Secret Avengers #16 by Warren Ellis and Jamie McKelvie was very tight and very pretty. I like the team, I like the writing, I like the art. There is a sweeping grandeur to the weird spaces, which works quite well with Ellis’ quirky dialogue. My only tiny tweak would be that occasionally McKelvie’s high energy sequences can look a bit static. Perhaps a quick look at some of the more emotionally charged scenes from Osamu Tezuka’s Black Jack he’d get it perfect. The art just needs a little tiny shot of adrenaline. Apart from that minor detail, Secret Avengers is lovely work and I’m enjoying seeing this take on characters who usually just aren’t this interesting or cool. The book is great, and I’d like to see Ellis and McKelvie (as a team) take on nearly any superhero book and see what they can do with it.

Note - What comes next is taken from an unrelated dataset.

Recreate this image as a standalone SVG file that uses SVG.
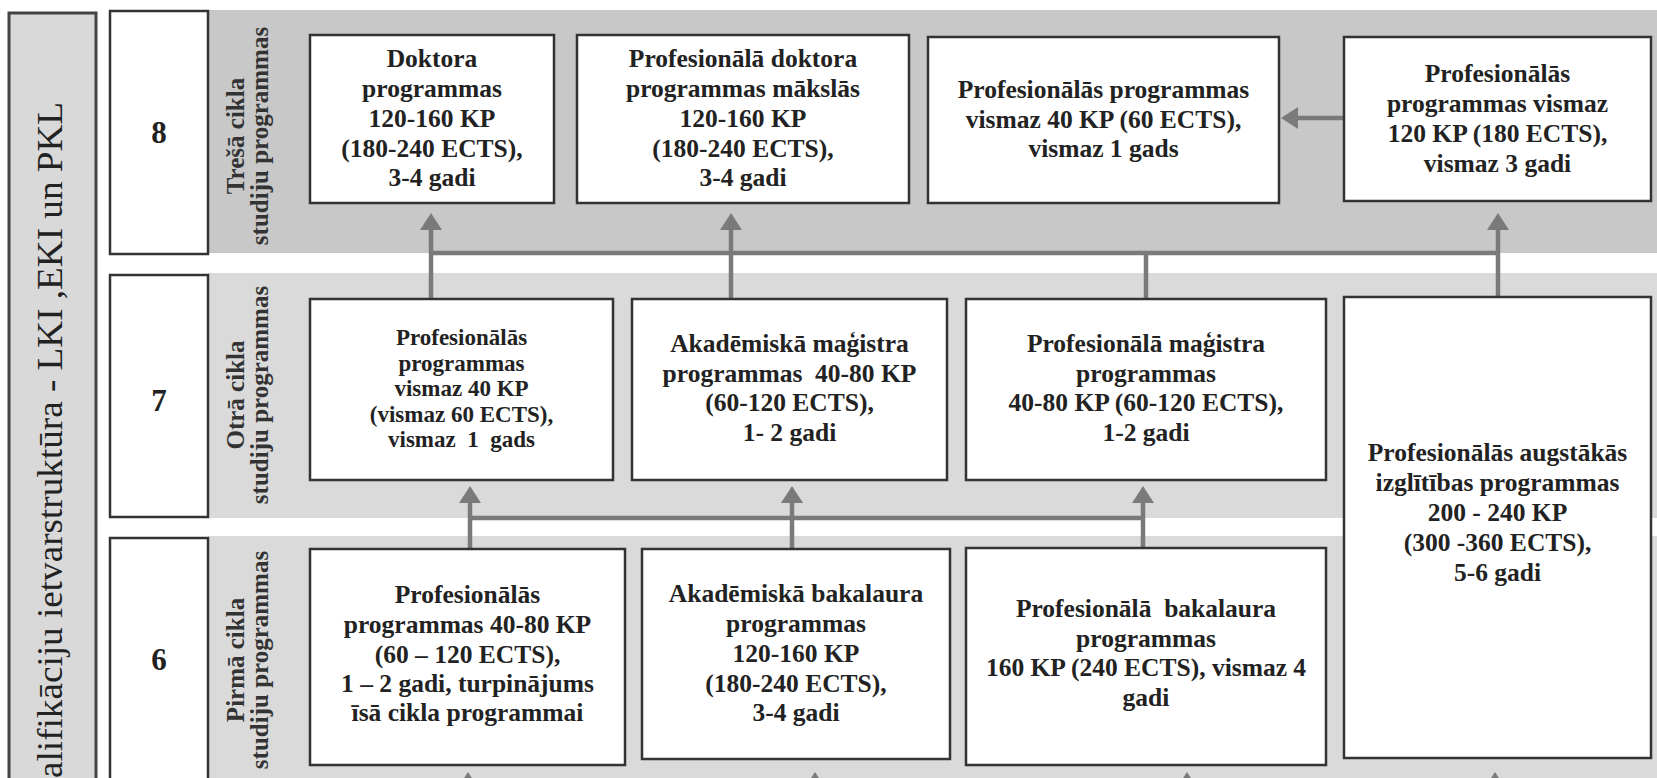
<svg xmlns="http://www.w3.org/2000/svg" width="1657" height="778" viewBox="0 0 1657 778">
<defs>
<style>
.box{fill:#fff;stroke:#333;stroke-width:2.5}
.t{font-family:"Liberation Serif","Times New Roman",serif;font-weight:bold;font-size:25.5px;fill:#222;text-anchor:middle}
.ts{font-size:23px}
.side{font-family:"Liberation Serif","Times New Roman",serif;font-weight:bold;font-size:25px;fill:#333;text-anchor:middle}
.num{font-family:"Liberation Serif","Times New Roman",serif;font-weight:bold;font-size:31px;fill:#222;text-anchor:middle}
.title{font-family:"Liberation Serif","Times New Roman",serif;font-size:36px;fill:#222;text-anchor:end}
.conn{fill:none;stroke:#7a7a7a;stroke-width:4.5}
</style>
<marker id="ah" markerUnits="userSpaceOnUse" markerWidth="17" markerHeight="22" refX="0" refY="11" orient="auto"><path d="M0,0 L17,11 L0,22 z" fill="#7a7a7a"/></marker>
</defs>
<rect x="0" y="0" width="1657" height="778" fill="#fff"/>
<g id="bands">
<rect x="208" y="10" width="1449" height="243" fill="#c8c8c8"/>
<rect x="208" y="273" width="1449" height="245" fill="#dadada"/>
<rect x="208" y="536" width="1449" height="250" fill="#dadada"/>
</g>
<g id="title">
<rect x="9" y="13" width="87" height="790" fill="#d9d9d9" stroke="#444" stroke-width="3"/>
<text class="title" transform="translate(62,102) rotate(-90)" x="0" y="0" textLength="676" lengthAdjust="spacingAndGlyphs">alifikāciju ietvarstruktūra - LKI ,EKI un PKL</text>
</g>
<g id="level8"><rect class="box" x="110" y="11" width="98" height="243"/><text class="num" x="159" y="143">8</text></g>
<g id="level7"><rect class="box" x="110" y="275" width="98" height="242"/><text class="num" x="159" y="411">7</text></g>
<g id="level6"><rect class="box" x="110" y="538" width="98" height="260"/><text class="num" x="159" y="670">6</text></g>
<g id="label8"><text class="side" transform="translate(244,136) rotate(-90)">Trešā cikla</text><text class="side" transform="translate(268,136) rotate(-90)">studiju programmas</text></g>
<g id="label7"><text class="side" transform="translate(244,395) rotate(-90)">Otrā cikla</text><text class="side" transform="translate(268,395) rotate(-90)">studiju programmas</text></g>
<g id="label6"><text class="side" transform="translate(244,660) rotate(-90)">Pirmā cikla</text><text class="side" transform="translate(268,660) rotate(-90)">studiju programmas</text></g>

<g id="connectors">
<path class="conn" d="M431,253 H1498"/>
<path class="conn" d="M431,299 V230" marker-end="url(#ah)"/>
<path class="conn" d="M731,299 V230" marker-end="url(#ah)"/>
<path class="conn" d="M1146,299 V253"/>
<path class="conn" d="M1498,297 V230" marker-end="url(#ah)"/>
<path class="conn" d="M1344,118 H1298" marker-end="url(#ah)"/>
<path class="conn" d="M470,518 H1143"/>
<path class="conn" d="M470,549 V503" marker-end="url(#ah)"/>
<path class="conn" d="M792,549 V503" marker-end="url(#ah)"/>
<path class="conn" d="M1143,548 V503" marker-end="url(#ah)"/>
<path class="conn" d="M468,800 V789" marker-end="url(#ah)"/>
<path class="conn" d="M815,800 V789" marker-end="url(#ah)"/>
<path class="conn" d="M1187,800 V789" marker-end="url(#ah)"/>
<path class="conn" d="M1495,800 V789" marker-end="url(#ah)"/>
</g>

<g id="doktora"><rect class="box" x="310" y="35" width="244" height="168"/>
<text class="t"><tspan x="432" y="67">Doktora</tspan><tspan x="432" y="97">programmas</tspan><tspan x="432" y="127">120-160 KP</tspan><tspan x="432" y="157">(180-240 ECTS),</tspan><tspan x="432" y="186">3-4 gadi</tspan></text></g>
<g id="prof-doktora"><rect class="box" x="577" y="35" width="332" height="168"/>
<text class="t"><tspan x="743" y="67">Profesionālā doktora</tspan><tspan x="743" y="97">programmas mākslās</tspan><tspan x="743" y="127">120-160 KP</tspan><tspan x="743" y="157">(180-240 ECTS),</tspan><tspan x="743" y="186">3-4 gadi</tspan></text></g>
<g id="prof-40"><rect class="box" x="928" y="37" width="351" height="166"/>
<text class="t"><tspan x="1103.5" y="98">Profesionālās programmas</tspan><tspan x="1103.5" y="128">vismaz 40 KP (60 ECTS),</tspan><tspan x="1103.5" y="157">vismaz 1 gads</tspan></text></g>
<g id="prof-120"><rect class="box" x="1344" y="37" width="307" height="164"/>
<text class="t"><tspan x="1497.5" y="82">Profesionālās</tspan><tspan x="1497.5" y="112">programmas vismaz</tspan><tspan x="1497.5" y="142">120 KP (180 ECTS),</tspan><tspan x="1497.5" y="172">vismaz 3 gadi</tspan></text></g>

<g id="prof-40-7"><rect class="box" x="310" y="299" width="303" height="181"/>
<text class="t ts" xml:space="preserve"><tspan x="461.5" y="345">Profesionālās</tspan><tspan x="461.5" y="370.5">programmas</tspan><tspan x="461.5" y="396">vismaz 40 KP</tspan><tspan x="461.5" y="421.5">(vismaz 60 ECTS),</tspan><tspan x="461.5" y="447">vismaz  1  gads</tspan></text></g>
<g id="akad-magistra"><rect class="box" x="632" y="299" width="315" height="181"/>
<text class="t" xml:space="preserve"><tspan x="789.5" y="352">Akadēmiskā maģistra</tspan><tspan x="789.5" y="382">programmas  40-80 KP</tspan><tspan x="789.5" y="411">(60-120 ECTS),</tspan><tspan x="789.5" y="441">1- 2 gadi</tspan></text></g>
<g id="prof-magistra"><rect class="box" x="966" y="299" width="360" height="181"/>
<text class="t"><tspan x="1146" y="352">Profesionālā maģistra</tspan><tspan x="1146" y="382">programmas</tspan><tspan x="1146" y="411">40-80 KP (60-120 ECTS),</tspan><tspan x="1146" y="441">1-2 gadi</tspan></text></g>
<g id="prof-augstakas"><rect class="box" x="1344" y="297" width="307" height="461"/>
<text class="t"><tspan x="1497.5" y="461">Profesionālās augstākās</tspan><tspan x="1497.5" y="491">izglītības programmas</tspan><tspan x="1497.5" y="521">200 - 240 KP</tspan><tspan x="1497.5" y="551">(300 -360 ECTS),</tspan><tspan x="1497.5" y="581">5-6 gadi</tspan></text></g>

<g id="prof-40-80"><rect class="box" x="310" y="549" width="315" height="216"/>
<text class="t"><tspan x="467.5" y="603">Profesionālās</tspan><tspan x="467.5" y="633">programmas 40-80 KP</tspan><tspan x="467.5" y="663">(60 – 120 ECTS),</tspan><tspan x="467.5" y="692">1 – 2 gadi, turpinājums</tspan><tspan x="467.5" y="721">īsā cikla programmai</tspan></text></g>
<g id="akad-bakalaura"><rect class="box" x="642" y="549" width="308" height="210"/>
<text class="t"><tspan x="796" y="602">Akadēmiskā bakalaura</tspan><tspan x="796" y="632">programmas</tspan><tspan x="796" y="662">120-160 KP</tspan><tspan x="796" y="692">(180-240 ECTS),</tspan><tspan x="796" y="721">3-4 gadi</tspan></text></g>
<g id="prof-bakalaura"><rect class="box" x="966" y="548" width="360" height="217"/>
<text class="t" xml:space="preserve"><tspan x="1146" y="617">Profesionālā  bakalaura</tspan><tspan x="1146" y="647">programmas</tspan><tspan x="1146" y="676">160 KP (240 ECTS), vismaz 4</tspan><tspan x="1146" y="706">gadi</tspan></text></g>
</svg>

Now I know that there were quite a few more comic books that I read on the flight out as well, and it is confounding me, but since they are in the overhead bin in my suitcase, I have no idea what they are… Does that say something about how good they are? Or more about my own sleepy mental state? I suppose we’ll never know. Suffice to say, they kept me happy on the flight and that works for me. I’ve got another 4 hours now until this flight lands in Vegas, where I’ll have half an hour to put some money into the Star Wars themed slot machines (the only ones worth playing) before my connecting flight to San Francisco takes me home. Till then I’m going to take a look at the last comic book in my bag; the Wolverine one shot by David Lapham – Debt of Death. In truth, I only bought it because the cover looks like the best kind of 1960’s Lalo Schifrin album art, but I’m hoping the book will be my kind of thing. That David Aja art looks good on first glance, and while Lapham’s sense of humor isn’t mine, his sense of grit is usually spot on.